# establishing new roots



## j.p.landscaping (Jun 25, 2004)

This might sound like a stupid question but I have no knowledge on this matter and wish to learn more about it so here goes...

I had bought a small cherry tree from a garden center to plant in my own yard for my kids. Kinda a cute family thing, ya know. Well to my surprise the tree, as small and young as it is, started producing cherries already. Not many, only about a dozen or so but they were very healthy until the squirrels had their way with them. Anyway I had noticed that the tree was sprouting 2 small branches right at the base. Now I learned that something like that should be pruned off so it doesn't start to draw nurturance away from the rest of the tree but before I cut it off I wanted to know how I can turn these small pieces into another tree or 2.should I cut them off and try replanting them in a pot or soak them in water or a special mixture??
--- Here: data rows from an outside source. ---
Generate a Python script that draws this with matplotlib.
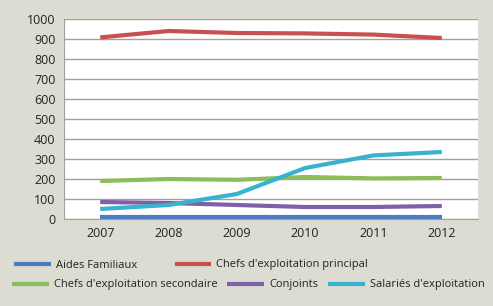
import matplotlib.pyplot as plt

years = [2007, 2008, 2009, 2010, 2011, 2012]
aides = [10, 10, 10, 10, 10, 10]
chefs_principal = [908, 940, 930, 928, 922, 905]
chefs_secondaire = [190, 200, 196, 210, 203, 205]
conjoints = [85, 80, 70, 60, 60, 65]
salaries = [50, 70, 125, 255, 318, 335]
y_ticks = [0, 100, 200, 300, 400, 500, 600, 700, 800, 900, 1000]

bg = "#dcdcd3"
plt.rcParams['font.family'] = ['Open Sans', 'DejaVu Sans']

fig = plt.figure(figsize=(4.93, 3.06), dpi=100, facecolor=bg)
ax = fig.add_axes([64 / 493, 1 - 219 / 306, (478 - 64) / 493, (219 - 19) / 306])
ax.set_facecolor("white")

lw = 3.0
l_aides, = ax.plot(years, aides, color="#4a7cc4", lw=lw, solid_capstyle="butt")
l_chefs, = ax.plot(years, chefs_principal, color="#c9504f", lw=lw, solid_capstyle="butt")
l_sec, = ax.plot(years, chefs_secondaire, color="#8cbd5a", lw=lw, solid_capstyle="butt")
l_conj, = ax.plot(years, conjoints, color="#7d60a8", lw=lw, solid_capstyle="butt")
l_sal, = ax.plot(years, salaries, color="#38b2cf", lw=lw, solid_capstyle="butt")

ax.set_xlim(2006.47, 2012.53)
ax.set_ylim(0, 1000)
ax.set_xticks(years)
ax.set_yticks(y_ticks)
ax.tick_params(length=0, labelsize=9, colors="#222222", pad=6)
ax.grid(axis="y", color="#a0a0a0", lw=1)
ax.set_axisbelow(True)
for side in ["top", "right"]:
    ax.spines[side].set_visible(False)
for side in ["left", "bottom"]:
    ax.spines[side].set_color("#a0a0a0")

# legend in two rows
leg_kw = dict(loc="center left", frameon=False, fontsize=8, handlelength=3.3,
              handletextpad=0.45, borderpad=0, borderaxespad=0, labelcolor="#222222")
fig.legend([l_aides, l_chefs], ["Aides Familiaux", "Chefs d'exploitation principal"],
           bbox_to_anchor=(14 / 493, 1 - 265 / 306), ncol=2, columnspacing=3.4, **leg_kw)
fig.legend([l_sec, l_conj, l_sal],
           ["Chefs d'exploitation secondaire", "Conjoints", "Salariés d'exploitation"],
           bbox_to_anchor=(12 / 493, 1 - 285 / 306), ncol=3, columnspacing=0.9, **leg_kw)

fig.savefig("out.png", dpi=100, facecolor=bg)
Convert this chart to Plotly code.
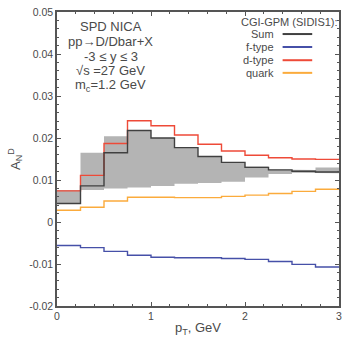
import numpy as np
import plotly.graph_objects as go

# bin edges (pT, GeV)
edges = [0, 0.25, 0.5, 0.75, 1.0, 1.25, 1.5, 1.75, 2.0, 2.25, 2.5, 2.75, 3.0]

sum_vals = [0.0044, 0.0086, 0.0165, 0.0218, 0.0200, 0.0177, 0.0156, 0.0142, 0.0130, 0.0124, 0.0121, 0.0119]
f_type = [-0.0056, -0.0061, -0.0070, -0.0079, -0.0084, -0.0085, -0.0085, -0.0087, -0.0089, -0.0094, -0.0101, -0.0107]
d_type = [0.0074, 0.0111, 0.0187, 0.0241, 0.0229, 0.0207, 0.0185, 0.0169, 0.0159, 0.0153, 0.0150, 0.0149]
quark = [0.0028, 0.0035, 0.0050, 0.0059, 0.0059, 0.0058, 0.0058, 0.0061, 0.0064, 0.0068, 0.0073, 0.0078]
band_hi = [0.0076, 0.0165, 0.0204, 0.0218, 0.0200, 0.0177, 0.0156, 0.0142, 0.0132, 0.0125, 0.0124, 0.0130]
band_lo = [0.0043, 0.0076, 0.0080, 0.0082, 0.0086, 0.0091, 0.0093, 0.0096, 0.0106, 0.0114, 0.0117, 0.0116]

y_tickvals = [-0.02, -0.01, 0, 0.01, 0.02, 0.03, 0.04, 0.05]
y_ticktext = ["-0.02", "-0.01", "0", "0.01", "0.02", "0.03", "0.04", "0.05"]
x_tickvals = [0, 1, 2, 3]
x_ticktext = ["0", "1", "2", "3"]

legend_title = "CGI-GPM (SIDIS1):"
legend_names = ["Sum", "f-type", "d-type", "quark"]
legend_colors = ["#404040", "#4650a8", "#ee4a38", "#fbab3c"]
info_lines = ["SPD NICA", "pp→D/Dbar+X", "-3 ≤ y ≤ 3", "√s =27 GeV", "m<sub>c</sub>=1.2 GeV"]

FONT = "Liberation Sans, Arial"
TXT = "#4a4a4a"

def step(vals):
    return list(edges), list(vals) + [vals[-1]]

fig = go.Figure()

# band polygon
e = np.array(edges)
xs_hi = np.repeat(e, 2)[1:-1]
ys_hi = np.repeat(np.array(band_hi), 2)
xs_lo = xs_hi[::-1]
ys_lo = np.repeat(np.array(band_lo), 2)[::-1]
fig.add_trace(go.Scatter(x=np.concatenate([xs_hi, xs_lo]), y=np.concatenate([ys_hi, ys_lo]),
                         fill="toself", fillcolor="#b4b4b4", line=dict(width=0),
                         mode="lines", showlegend=False, hoverinfo="skip"))

series = [quark, f_type, d_type, sum_vals]
colors = [legend_colors[3], legend_colors[1], legend_colors[2], legend_colors[0]]
for vals, c in zip(series, colors):
    x, y = step(vals)
    fig.add_trace(go.Scatter(x=x, y=y, mode="lines", line=dict(color=c, width=1.4, shape="hv"),
                             showlegend=False))

axis_common = dict(showline=True, linecolor="#555555", linewidth=1.5, mirror="ticks",
                   ticks="inside", ticklen=4, tickcolor="#555555", tickwidth=1,
                   showgrid=False, zeroline=False,
                   tickfont=dict(family=FONT, size=10.5, color=TXT))

fig.update_xaxes(range=[0, 3], tickvals=x_tickvals, ticktext=x_ticktext,
                 minor=dict(ticks="inside", dtick=0.2, tick0=0, ticklen=2, tickcolor="#555555"),
                 title=dict(text="p<sub>T</sub>, GeV", standoff=2,
                            font=dict(family=FONT, size=13, color=TXT)),
                 **axis_common)
fig.update_yaxes(range=[-0.02, 0.05], tickvals=y_tickvals, ticktext=y_ticktext,
                 minor=dict(ticks="inside", dtick=0.002, tick0=0, ticklen=2, tickcolor="#555555"),
                 title=dict(text="A<sub>N</sub><sup>D</sup>", standoff=6,
                            font=dict(family=FONT, size=13, color=TXT)),
                 **axis_common)

info_y = [0.952, 0.898, 0.848, 0.800, 0.750]
for line, yp in zip(info_lines, info_y):
    fig.add_annotation(xref="paper", yref="paper", x=0.19, y=yp, xanchor="center", yanchor="middle",
                       text=line, showarrow=False, align="center",
                       font=dict(family=FONT, size=13, color=TXT))

fig.add_annotation(xref="paper", yref="paper", x=1.003, y=0.966, xanchor="right", yanchor="middle",
                   text=legend_title, showarrow=False,
                   font=dict(family=FONT, size=11, color=TXT))

leg_y = [0.925, 0.881, 0.836, 0.793]
for name, c, yp in zip(legend_names, legend_colors, leg_y):
    fig.add_annotation(xref="paper", yref="paper", x=0.776, y=yp, xanchor="right", yanchor="middle",
                       text=name, showarrow=False,
                       font=dict(family=FONT, size=11, color=TXT))
    fig.add_shape(type="line", xref="paper", yref="paper", x0=0.80, x1=0.905, y0=yp, y1=yp,
                  line=dict(color=c, width=2))

fig.update_layout(width=346, height=337, margin=dict(l=57, r=4, t=12, b=30),
                  paper_bgcolor="white", plot_bgcolor="white", showlegend=False)

fig.write_html("out.html")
Would love to produce 2 more trees so I can pass down one to each kid when they have there own houses.

Thanks for any help!!!
Jay


----------



## Elmore (Jun 25, 2004)

*Cloning tree*

I'm not too familiar with fruit trees, I am more into ornamentals. Cherry trees don't do well down here in Dixie either, except a couple of sour cherry cultivars. I do like to eat them. They say that cherrys are a natural remedy for pain. Back to the point, it is likely that your cherry is budded, grafted. If these shoots are coming from the base it is also likely that they are emerging below the graft or bud union. If this is the case, then the shoots will likely not be good fruit producers. Look along the trunk of your tree for the graft union. A distintive line or differentiation in bark texture and/or color. They could be bench grafted on roots like is done on some ornamental pears then you would not see the union as it would be under the soil but not likely. Most are side or whip grafted. If you want to root these shoots anyway I would ground layer them. Make a 1/2" linear slit in the bark at a point that will have direct contact with the ground if the shoot were bent to that position. Dust the wound with a hormone like Rootone, bend the shoot to the ground, peg it to the surface and cover the wound with soil. You might want to wait until next spring so that your rooted shoots will have time to harden off etc. but you may still have time. When the shoots have formed good roots, sever from main plant and pot up.


----------



## j.p.landscaping (Jun 25, 2004)

Thanks for the info elmore. I'll try that. As for cherrys being a pain reliever that's bull. I eat them all the time and my wife's still here..... 

Thanks!!
Jay


----------